Falling Through the Cracks: Thousands of Low-income Residents May Have Lost Health Coverage

Medical doctor at the blood pressure

Martha Luque has diabetes, so she knew she needed health insurance.

But the 60-year-old apartment manager almost lost coverage this year, because of the shifting landscape of California health programs.

Last year, Luque was one of 654,000 residents statewide enrolled in the Low Income Health Program, a pre-Obamacare initiative to try to cover those without insurance.

But, on Jan. 1, that program ended and the Affordable Care Act took over. Most of the former Health Program enrollees now qualify for Medi-Cal, the state’s version of Medicaid, which has been expanded to cover more of the nation’s poor.

But 24,000 of them do not.

Although they were notified that the program was ending and given information on Covered California, the state’s health-care marketplace, they have essentially been dumped from their health plan and left to fend for themselves on the exchange.

“They’re falling through the cracks,” said Dee Pupa, manager of the Health Program in Ventura County. “Health-care reform is very complex — I understand it because I live it everyday, but the typical person in the community, they don’t understand.”

No one knows how many of the 24,000 — all of whom had health benefits last year — are now going without, because state officials are not tracking those numbers.

“We do not have that information,” said Roy Kennedy, spokesman for Covered California. “We don’t have a way to track whether or not people who were in the (Health) Program are in Covered California.”

Although the insurance the low-income residents could sign up for via Covered California would be more comprehensive than what they received last year, it would also, in many cases, be more expensive, despite help from subsidies.

“I am concerned,” said Jake David, a family physician at Ventura County Medical Center, who sees many low-income patients. “A lot of the patients that were in ACE (Access Coverage and Enrollment, Ventura County’s version of the Health Program) and qualify for the exchange aren’t savvy enough or patient enough to work through that system to get covered. Those of them that are, there are still costs and I wonder if that is a prohibition.

“I have had patients who formerly had ACE arrive and not have any coverage yet.
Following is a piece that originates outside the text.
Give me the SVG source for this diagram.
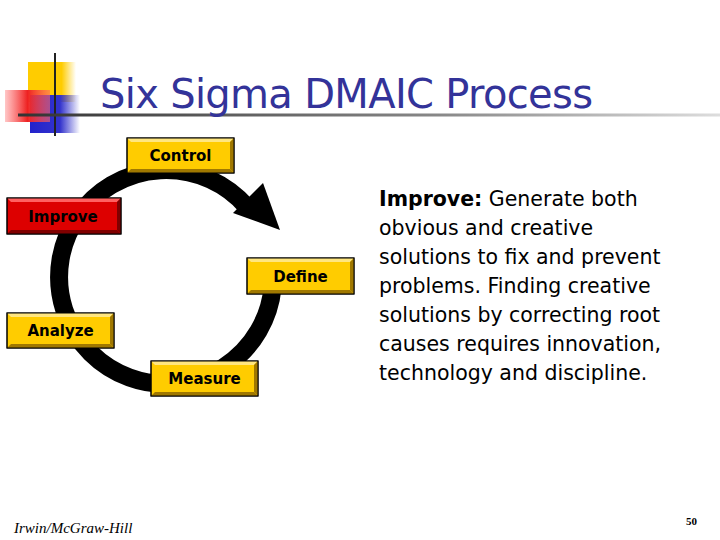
<svg xmlns="http://www.w3.org/2000/svg" width="720" height="540" viewBox="0 0 720 540">
<defs>
<linearGradient id="ul" gradientUnits="userSpaceOnUse" x1="18" y1="0" x2="720" y2="0"><stop offset="0" stop-color="#333"/><stop offset="0.6" stop-color="#888"/><stop offset="1" stop-color="#ddd"/></linearGradient>
<linearGradient id="yl" x1="0" x2="1"><stop offset="0" stop-color="#FFCC00"/><stop offset="0.7" stop-color="#FFCC00"/><stop offset="1" stop-color="#FFCC00" stop-opacity="0"/></linearGradient>
<linearGradient id="rd" x1="0" x2="1"><stop offset="0" stop-color="#FF4444" stop-opacity="0.3"/><stop offset="0.5" stop-color="#EE2222"/><stop offset="1" stop-color="#FF6666" stop-opacity="0.6"/></linearGradient>
<linearGradient id="bl" x1="0" x2="1"><stop offset="0" stop-color="#2222CC"/><stop offset="0.6" stop-color="#3333CC"/><stop offset="1" stop-color="#3333CC" stop-opacity="0"/></linearGradient>
</defs>
<style>
.box{stroke:#000;stroke-width:1}
.y{fill:#FFCC00}.r{fill:#DD0000}
.lt{fill:#FFE680}.dk{fill:#A07800}
.rlt{fill:#FF6060}.rdk{fill:#800000}
.lbl{font-family:"DejaVu Sans",Verdana,sans-serif;font-weight:bold;font-size:15px;text-anchor:middle;fill:#000}
.body{font-family:"DejaVu Sans",Verdana,sans-serif;font-size:20.5px;fill:#000}
</style>
<rect width="720" height="540" fill="#fff"/>
<g id="logo">
<rect x="28" y="62" width="48" height="40" fill="url(#yl)"/>
<rect x="30" y="95" width="50" height="38" fill="url(#bl)"/>
<rect x="5" y="90" width="45" height="32" fill="url(#rd)"/>
<line x1="55" y1="53" x2="55" y2="136" stroke="#222" stroke-width="2"/>
</g>
<line x1="18" y1="115" x2="720" y2="115" stroke="url(#ul)" stroke-width="3"/>
<text x="100" y="108" font-family="'DejaVu Sans',Verdana,sans-serif" font-size="40" fill="#333399" textLength="493">Six Sigma DMAIC Process</text>
<g id="connectors">
<path d="M272.6 287.3 A107 107 0 1 1 247 207" fill="none" stroke="#000" stroke-width="18"/>
<polygon points="263,183 280,230 233,213" fill="#000"/>
</g>
<g id="control"><rect class="box y" x="127" y="138" width="107" height="35"/><polygon class="lt" points="127,138 234,138 230,142 131,142"/><polygon class="dk" points="234,138 234,173 230,169 230,142"/><polygon class="dk" points="127,173 234,173 230,169 131,169"/><rect x="127" y="138" width="107" height="35" fill="none" stroke="#000"/><text class="lbl" x="180.5" y="161">Control</text></g>
<g id="improve"><rect class="box r" x="7" y="198" width="114" height="36"/><polygon class="rlt" points="7,198 121,198 117,202 11,202"/><polygon class="rdk" points="121,198 121,234 117,230 117,202"/><polygon class="rdk" points="7,234 121,234 117,230 11,230"/><rect x="7" y="198" width="114" height="36" fill="none" stroke="#000"/><text class="lbl" x="63" y="222">Improve</text></g>
<g id="define"><rect class="box y" x="247" y="258" width="107" height="36"/><polygon class="lt" points="247,258 354,258 350,262 251,262"/><polygon class="dk" points="354,258 354,294 350,290 350,262"/><polygon class="dk" points="247,294 354,294 350,290 251,290"/><rect x="247" y="258" width="107" height="36" fill="none" stroke="#000"/><text class="lbl" x="300.5" y="282">Define</text></g>
<g id="analyze"><rect class="box y" x="7" y="313" width="107" height="35"/><polygon class="lt" points="7,313 114,313 110,317 11,317"/><polygon class="dk" points="114,313 114,348 110,344 110,317"/><polygon class="dk" points="7,348 114,348 110,344 11,344"/><rect x="7" y="313" width="107" height="35" fill="none" stroke="#000"/><text class="lbl" x="60.5" y="336">Analyze</text></g>
<g id="measure"><rect class="box y" x="151" y="361" width="107" height="35"/><polygon class="lt" points="151,361 258,361 254,365 155,365"/><polygon class="dk" points="258,361 258,396 254,392 254,365"/><polygon class="dk" points="151,396 258,396 254,392 155,392"/><rect x="151" y="361" width="107" height="35" fill="none" stroke="#000"/><text class="lbl" x="204.5" y="384">Measure</text></g>
<g id="desc" class="body">
<text x="379" y="206"><tspan font-weight="bold">Improve:</tspan>  Generate both</text>
<text x="379" y="235">obvious and creative</text>
<text x="379" y="264">solutions to fix and prevent</text>
<text x="379" y="293">problems.  Finding creative</text>
<text x="379" y="322">solutions by correcting root</text>
<text x="379" y="351">causes requires innovation,</text>
<text x="379" y="380">technology and discipline.</text>
</g>
<text x="14" y="533" font-family="'Liberation Serif',serif" font-style="italic" font-size="15">Irwin/McGraw-Hill</text>
<text x="697" y="525" font-family="'Liberation Serif',serif" font-weight="bold" font-size="11" text-anchor="end">50</text>
</svg>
And I’m sure that there are patients who haven’t come back to see me because they don’t have insurance.”

In Ventura County, which was among the first of 53 counties in the state to implement the Health Program, administrators “had hoped that about half” of the 3,166 former enrollees who didn’t qualify for Medi-Cal would have signed up for Covered California, Pupa said. “But I really, really don’t know what that percentage is. That is my hope.”

Last week Pupa converted her Health Program intake office into a Covered California enrollment center. But only a handful of people showed up, she said.

The Health Program was not technically insurance, but it provided enrollees with affordable access to a network of doctors, clinics and hospitals in their counties. It was available to adults whose family incomes fell at or below 133 percent of the federal poverty level. In some counties, such as Ventura County, the program was open to those whose incomes were at or below 200 percent of the federal poverty level.

It is the enrollees in the higher income brackets who have been left to find insurance on their own.

Luque has diabetes, so she knew she needed to figure out how to maintain access to health care.

“It was difficult and it did take awhile,” she said of the three weeks she spent trying to figure out how to get insurance through Covered California. “I had two days to the deadline when I finally got through. I kept thinking what if I didn’t have all this time to spend on the phone doing this?”

At the 11th hour, Luque found out that she qualified for a subsidy and decided on a plan for $132 per month, with $40 co-payments for doctor’s appointments.

But even with the subsidy, it’s far more than she was paying last year. In the Health Program, she paid a $150 fee for the entire year and $10 for each doctor’s appointment.

Luque said she’s thankful she can afford her new premium, because she relies on health coverage.

“My medical bills aren’t really that big normally — it’s just going every three months making sure my blood levels are where they should be — but you just never know,” she said. “I was in a car accident in September and having ACE helped me a lot with my doctor’s appointments and stuff. I don’t care how much money you have in savings, it’ll take it if you don’t have insurance.”

David said he’s concerned about his former Health Plan patients who may now decide to risk going without insurance — or who simply don’t realize they’ve lost it.

“I think there were a lot of people that didn’t understand what their options were,” he said. “Even in late December, I was explaining it to patients.”

People have until March 31 to enroll for insurance this year via Covered California. If they miss that deadline, the next open enrollment isn’t until October, and their coverage wouldn’t begin until 2015.

“The nice thing about the ACE program was that we could enroll people at any time,” David said. “Frequently patients would come into the hospital for unforeseen reasons, and that day we could sign them up. Now it may be much more difficult to get people the services they need.”